All non-compact simply connected $2$-manifolds with boundary

Question

There are two corresponding posts MSE and MSE by me without any answers.

Problem: Let $\Sigma$ be a non-compact simply-connected $2$-dimensional manifold, with boundary. Then, up to homeomorphism $\Sigma$ is of the form: delete a closed subset from the boundary $\Bbb S^1$ of the closed unit disc.

Motivation: The lemma 1.8., on page 30 of the book A Primer on Mapping Class Group by Benson Farb and Dan Margalit, says the following:

Two simple closed curves on a surface having finitely many intersection points and having no bi-gon, whenever lifted(assuming the existence of liftings) to the universal cover intersects at most one point.

Now, the lemma has been proved for closed hyperbolic surfaces. One crucial step in proving this lemma is: there are two arcs of two liftings together bound a disc in the universal cover $\Bbb H$, which is possible by the plane Jordan curve theorem. In other words, as long as the universal cover is $\Bbb S^2$ or a convex subset of $\Bbb R^2$, the argument of the lemma 1.8. works fine.

My Thoughts: I am trying to use collaring the boundary of $\Sigma$ to get a non-compact simply connected surface without boundary. I know there is a technique for proving any non-compact simply connected surface without boundary is homeomorphic to $\Bbb R^2$, and this technique is straight forward, in the sense that it does not use the classification theory(considering genus, number of compact boundary components, orientability, isomorphic diagram) of all $2$-dimensional manifolds. Also, $\Sigma$ is contractible.

Any help in proving the problem will be appreciated. Thanks in advance.

Answer 1

Here is one proof, using the Uniformization Theorem. This proof will be easier in the setting of the "Primer" since the authors are considering universal covering spaces of complete hyperbolic surfaces with geodesic boundary.

Start with a simply-connected surface with boundary $S$ and let $DS$ denote the double of $S$ along its boundary. Then $DS$ admits an involution $\tau$ fixing $\partial S\subset DS$ pointwise.
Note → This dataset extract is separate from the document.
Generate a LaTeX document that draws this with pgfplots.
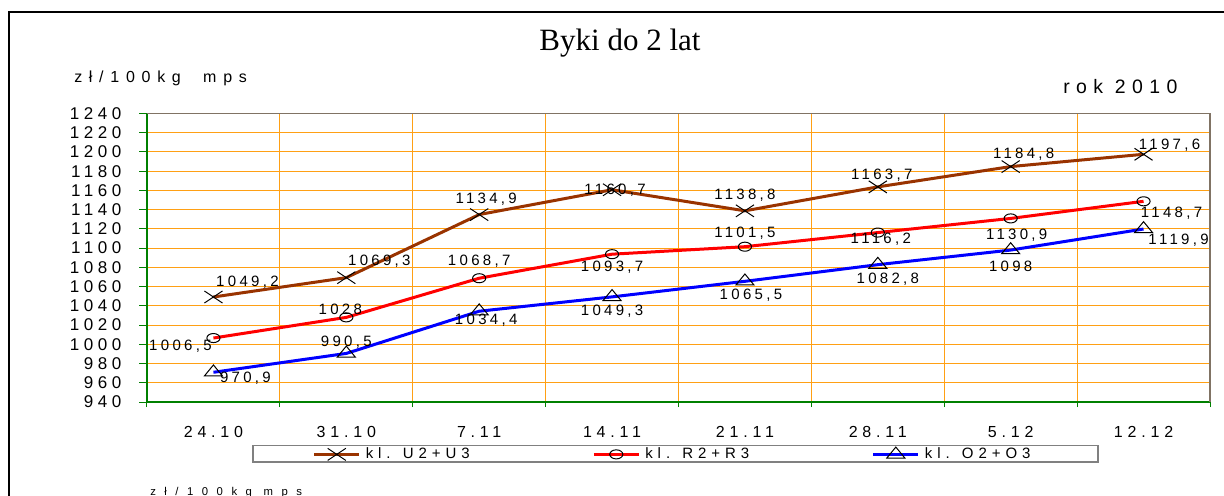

This all can be done smoothly. Now, put a $\tau$-invariant Riemannian metric on $DS$; this defines a conformal structure on $DS$ with respect to which $\tau$ is an antiholomorphic involution. Let $X$ denote the universal covering space of $DS$ with lifted conformal structure. Then $\tau$ lifts to antiholomorphic involutions on $X$. By the Uniformization Theorem, $X$ is conformal to the unit disk (which I will equip with the Poincare metric) or complex plane or $S^2$. I will consider the first case since the proof in the two other cases is similar but simpler. The surface $S$ lifts diffeomorphically to a subsurface $Y\subset X$ (since $S$ is simply connected). Each boundary component $c$ of $Y$ in $X$ is fixed by a lift $\sigma_c$ of $\tau$. Since $\sigma_c$ is an antiholomorphic involution of the unit disk, it is a hyperbolic isometry, hence, its fixed-point set is a geodesic in the hyperbolic plane ${\mathbb H}^2$. Thus, $Y$ is a closed convex subset in ${\mathbb H}^2$. Now, switch to the projective (Klein) model of the hyperbolic plane. Every convex subset of ${\mathbb H}^2$ then becomes a convex subset of the Euclidean plane. It is an elementary exercise to see that each compact convex subset (with nonempty interior) of the Euclidean plane is homeomorphic to the closed unit disk ${\mathbb D}$ in ${\mathbb R}^2$. Under this homeomorphism $cl_{{\mathbb R^2}}(Y)\to {\mathbb D}$, $Y$ maps to the complement to a closed subset of the boundary of ${\mathbb D}$. Since $Y$ is homeomorphic to your surface $S$, you get the statement you are after.